■ **Task instructions**: Everything from the first line of the data through the line with "const axisSplits = 5;" is to be echoed exactly, minus the pictures.

■ **Dataset content**:
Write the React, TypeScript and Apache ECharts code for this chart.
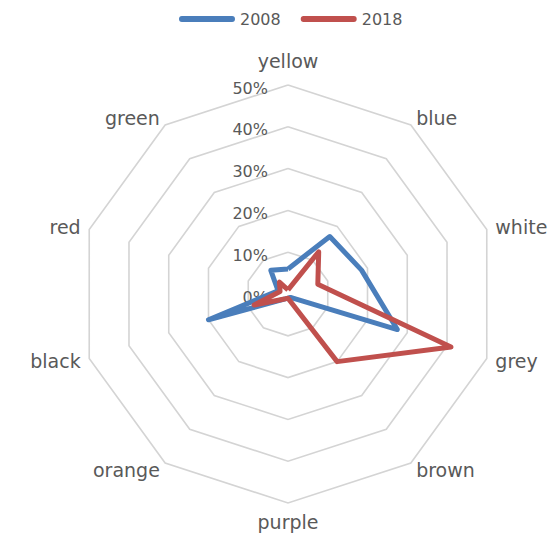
import React, { useEffect, useRef } from "react";
import * as echarts from "echarts";

// indicator names in clockwise order starting from the top
const categories = ["yellow", "blue", "white", "grey", "brown", "purple", "orange", "black", "red", "green"];
const values2008 = [6, 17, 18.5, 27.5, 1, 1, 1.5, 20, 2.5, 7];
const values2018 = [1, 12.5, 7.5, 41, 20, 1, 1.5, 8.5, 2, 3.5];
const seriesNames = ["2008", "2018"];
const seriesColors = ["#4a7ebb", "#c0504d"];
const axisMax = 50;
const axisSplits = 5;

// ECharts lays radar indicators counter-clockwise; reorder so they read clockwise
const ccwIndex = categories.map((_, i) => (i === 0 ? 0 : categories.length - i));
const ccwCategories = ccwIndex.map((i) => categories[i]);
const ccw2008 = ccwIndex.map((i) => values2008[i]);
const ccw2018 = ccwIndex.map((i) => values2018[i]);

const FONT = "DejaVu Sans";
const TEXT = "#595959";

export default function App() {
  const ref = useRef<HTMLDivElement>(null);
  useEffect(() => {
    if (!ref.current) return;
    const chart = echarts.init(ref.current, undefined, { renderer: "svg" });
    const pill = "path://M3,0 H55 A3,3 0 0 1 55,6 H3 A3,3 0 0 1 3,0 Z";
    chart.setOption({
      animation: false,
      backgroundColor: "#ffffff",
      color: seriesColors,
      legend: {
        top: 6,
        left: 174,
        data: seriesNames.map((n) => ({ name: n, icon: pill })),
        itemWidth: 56,
        itemHeight: 6,
        itemGap: 20,
        textStyle: { fontFamily: FONT, fontSize: 16, color: TEXT },
      },
      radar: {
        center: [288, 294],
        radius: 209,
        startAngle: 90,
        shape: "polygon",
        splitNumber: axisSplits,
        indicator: ccwCategories.map((name, i) => {
          const ind: any = { name, min: 0, max: axisMax };
          if (i !== 0) ind.axisLabel = { show: false };
          return ind;
        }),
        axisName: {
          fontFamily: FONT,
          fontSize: 19,
          color: TEXT,
          formatter: (name: string) => (name === categories[0] ? "{t|" + name + "}" : name),
          rich: {
            t: { fontFamily: FONT, fontSize: 19, color: TEXT, padding: [0, 0, 6, 0] },
          },
        },
        nameGap: 9,
        axisLine: { show: false },
        axisTick: { show: false },
        splitArea: { show: false },
        splitLine: { lineStyle: { color: "#d4d4d4", width: 1.6 } },
        axisLabel: {
          show: true,
          formatter: "{v|{value}%}",
          margin: 20,
          rich: {
            v: { fontFamily: FONT, fontSize: 16, color: TEXT, padding: [6, 0, 0, 0] },
          },
        },
      },
      series: [
        {
          type: "radar",
          symbol: "none",
          lineStyle: { width: 5, join: "round" },
          data: [
            { name: seriesNames[0], value: ccw2008, lineStyle: { color: seriesColors[0], width: 5 } },
            { name: seriesNames[1], value: ccw2018, lineStyle: { color: seriesColors[1], width: 5 } },
          ],
        },
      ],
    });
    return () => chart.dispose();
  }, []);
  return (
    <div
      ref={ref}
      style={{ position: "fixed", left: 0, top: 0, width: 550, height: 537 }}
    />
  );
}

■ **Output of the task**:
Write the React, TypeScript and Apache ECharts code for this chart.
import React, { useEffect, useRef } from "react";
import * as echarts from "echarts";

// indicator names in clockwise order starting from the top
const categories = ["yellow", "blue", "white", "grey", "brown", "purple", "orange", "black", "red", "green"];
const values2008 = [6, 17, 18.5, 27.5, 1, 1, 1.5, 20, 2.5, 7];
const values2018 = [1, 12.5, 7.5, 41, 20, 1, 1.5, 8.5, 2, 3.5];
const seriesNames = ["2008", "2018"];
const seriesColors = ["#4a7ebb", "#c0504d"];
const axisMax = 50;
const axisSplits = 5;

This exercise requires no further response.